→ WHAT YOU HAVE TO DO
Only the lines from the top of the listing below to the line that has "fig = plt.figure(figsize=(W" should be echoed, with both ends kept and pictures left out.

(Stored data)
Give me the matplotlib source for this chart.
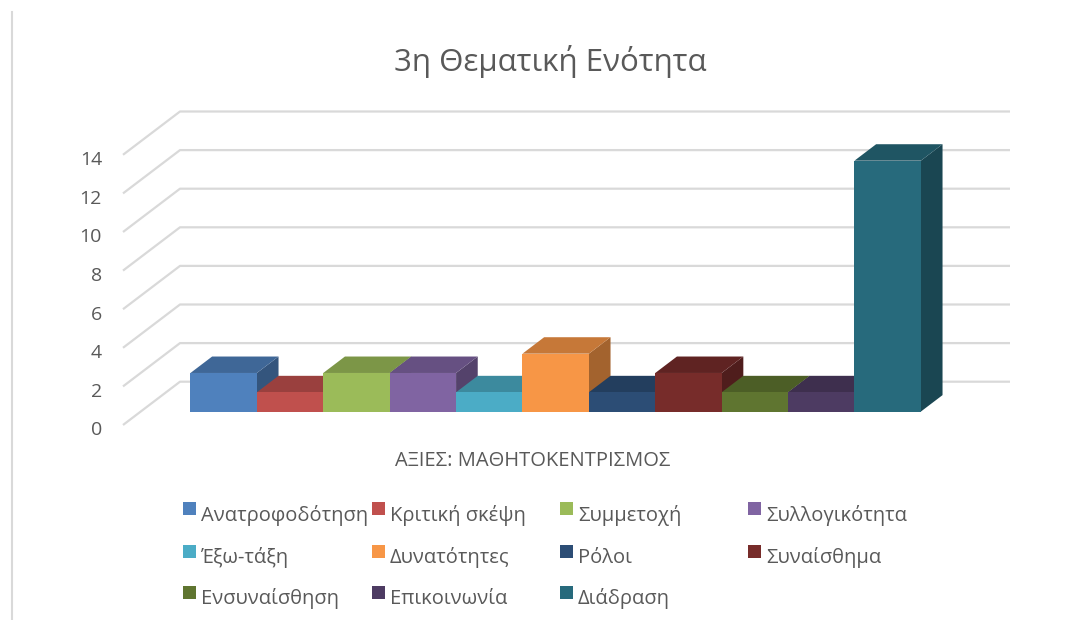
import matplotlib
matplotlib.use("Agg")
import matplotlib.pyplot as plt
from matplotlib.patches import Polygon, Rectangle
from matplotlib.lines import Line2D
from matplotlib import font_manager
from matplotlib.colors import to_rgb

# series of the single category "ΑΞΙΕΣ: ΜΑΘΗΤΟΚΕΝΤΡΙΣΜΟΣ"
labels = [
    "Ανατροφοδότηση", "Κριτική σκέψη", "Συμμετοχή", "Συλλογικότητα",
    "Έξω-τάξη", "Δυνατότητες", "Ρόλοι", "Συναίσθημα",
    "Ενσυναίσθηση", "Επικοινωνία", "Διάδραση",
]
values = [2, 1, 2, 2, 1, 3, 1, 2, 1, 1, 13]
colors = [
    "#4F81BD", "#C0504D", "#9BBB59", "#8064A2",
    "#4BACC6", "#F79646", "#2C4D75", "#772C2A",
    "#5F7530", "#4D3B62", "#276A7C",
]
yticks = [0, 2, 4, 6, 8, 10, 12, 14]
title = "3η Θεματική Ενότητα"
cat_title = "ΑΞΙΕΣ: ΜΑΘΗΤΟΚΕΝΤΡΙΣΜΟΣ"

# pick a font with Greek glyphs
installed = {f.name for f in font_manager.fontManager.ttflist}
family = [f for f in ["Open Sans", "Noto Sans"] if f in installed]
plt.rcParams["font.family"] = family + ["DejaVu Sans"]
TXT = "#595959"
GRID = "#D9D9D9"

W, H = 1080, 620
fig = plt.figure(figsize=(W / 100, H / 100), dpi=100)

# oblique 3D projection: one x unit = one bar width, one y unit = one value unit
PX_X, PX_Y = 66.4, 19.3          # pixels per unit
OX, OY = 123, 425                # pixel position of the front-left floor corner
DX, DY = 57 / PX_X, 43.3 / PX_Y  # full depth vector in data units
FLOOR_W = 12.5                   # floor width in bar widths
MARGIN = 0.75
D0, D1 = 0.31, 0.69              # depth slab occupied by the bars

ax = fig.add_axes([0, 0, 1, 1])
ax.set_xlim(-OX / PX_X, (W - OX) / PX_X)
ax.set_ylim((OY - H) / PX_Y, OY / PX_Y)
ax.axis("off")

# side wall diagonals + back wall gridlines
for v in yticks:
    ax.plot([0, DX, FLOOR_W + DX], [v, v + DY, v + DY],
            color=GRID, lw=1.6, zorder=1, solid_capstyle="butt")
    ax.text(-21 / PX_X, v - 0.28, str(v), ha="right", va="center",
            fontsize=14, color=TXT)


def shade(c, f):
    r, g, b = to_rgb(c)
    return (r * f, g * f, b * f)


bdx, bdy = (D1 - D0) * DX, (D1 - D0) * DY
for i, (v, c) in enumerate(zip(values, colors)):
    x0 = MARGIN + i + D0 * DX
    y0 = D0 * DY
    z = 2 + i * 3
    side = Polygon([(x0 + 1, y0), (x0 + 1, y0 + v),
                    (x0 + 1 + bdx, y0 + v + bdy), (x0 + 1 + bdx, y0 + bdy)],
                   closed=True, facecolor=shade(c, 0.66), edgecolor="none", zorder=z)
    top = Polygon([(x0, y0 + v), (x0 + 1, y0 + v),
                   (x0 + 1 + bdx, y0 + v + bdy), (x0 + bdx, y0 + v + bdy)],
                  closed=True, facecolor=shade(c, 0.8), edgecolor="none", zorder=z + 1)
    ax.add_patch(side)
    ax.add_patch(top)
    ax.bar(x0, v, width=1, bottom=y0, align="edge", color=c,
           edgecolor="none", zorder=z + 2)

# chart border on the left edge
fig.add_artist(Line2D([11.5 / W, 11.5 / W], [0, 1 - 12 / H], color=GRID, lw=1.5))

fig.text(550 / W, 1 - 62 / H, title, ha="center", va="center",
         fontsize=22.5, color=TXT)
fig.text(533 / W, 1 - 461 / H, cat_title, ha="center", va="center",
         fontsize=14.5, color=TXT)

# legend, four equal columns, row-major
col_x = [183, 372, 560, 748]
row_base = [520.5, 563, 604]
sq = 12.6
for k, (name, c) in enumerate(zip(labels, colors)):
    cx, by = col_x[k % 4], row_base[k // 4]
    fig.add_artist(Rectangle((cx / W, 1 - (by - 5.5) / H), sq / W, sq / H,
                             transform=fig.transFigure, facecolor=c, edgecolor="none"))
    fig.text((cx + 18) / W, 1 - by / H, name, ha="left", va="baseline",
             fontsize=14.5, color=TXT)

fig.savefig("out.png", dpi=100)
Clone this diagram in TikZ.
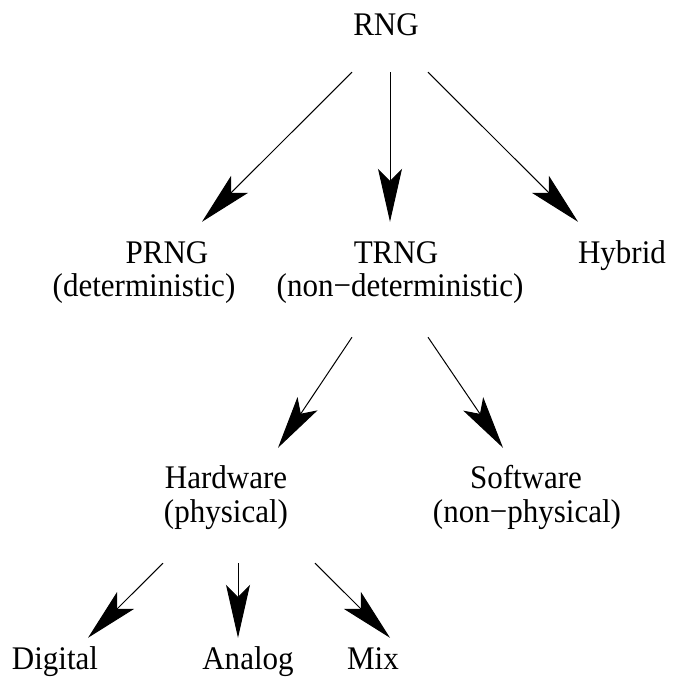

→ RESULT OF THIS EXERCISE
Give me the matplotlib source for this chart.
import matplotlib
matplotlib.use("Agg")
import matplotlib.pyplot as plt
from matplotlib.patches import Polygon, Rectangle
from matplotlib.lines import Line2D
from matplotlib import font_manager
from matplotlib.colors import to_rgb

# series of the single category "ΑΞΙΕΣ: ΜΑΘΗΤΟΚΕΝΤΡΙΣΜΟΣ"
labels = [
    "Ανατροφοδότηση", "Κριτική σκέψη", "Συμμετοχή", "Συλλογικότητα",
    "Έξω-τάξη", "Δυνατότητες", "Ρόλοι", "Συναίσθημα",
    "Ενσυναίσθηση", "Επικοινωνία", "Διάδραση",
]
values = [2, 1, 2, 2, 1, 3, 1, 2, 1, 1, 13]
colors = [
    "#4F81BD", "#C0504D", "#9BBB59", "#8064A2",
    "#4BACC6", "#F79646", "#2C4D75", "#772C2A",
    "#5F7530", "#4D3B62", "#276A7C",
]
yticks = [0, 2, 4, 6, 8, 10, 12, 14]
title = "3η Θεματική Ενότητα"
cat_title = "ΑΞΙΕΣ: ΜΑΘΗΤΟΚΕΝΤΡΙΣΜΟΣ"

# pick a font with Greek glyphs
installed = {f.name for f in font_manager.fontManager.ttflist}
family = [f for f in ["Open Sans", "Noto Sans"] if f in installed]
plt.rcParams["font.family"] = family + ["DejaVu Sans"]
TXT = "#595959"
GRID = "#D9D9D9"

W, H = 1080, 620
fig = plt.figure(figsize=(W / 100, H / 100), dpi=100)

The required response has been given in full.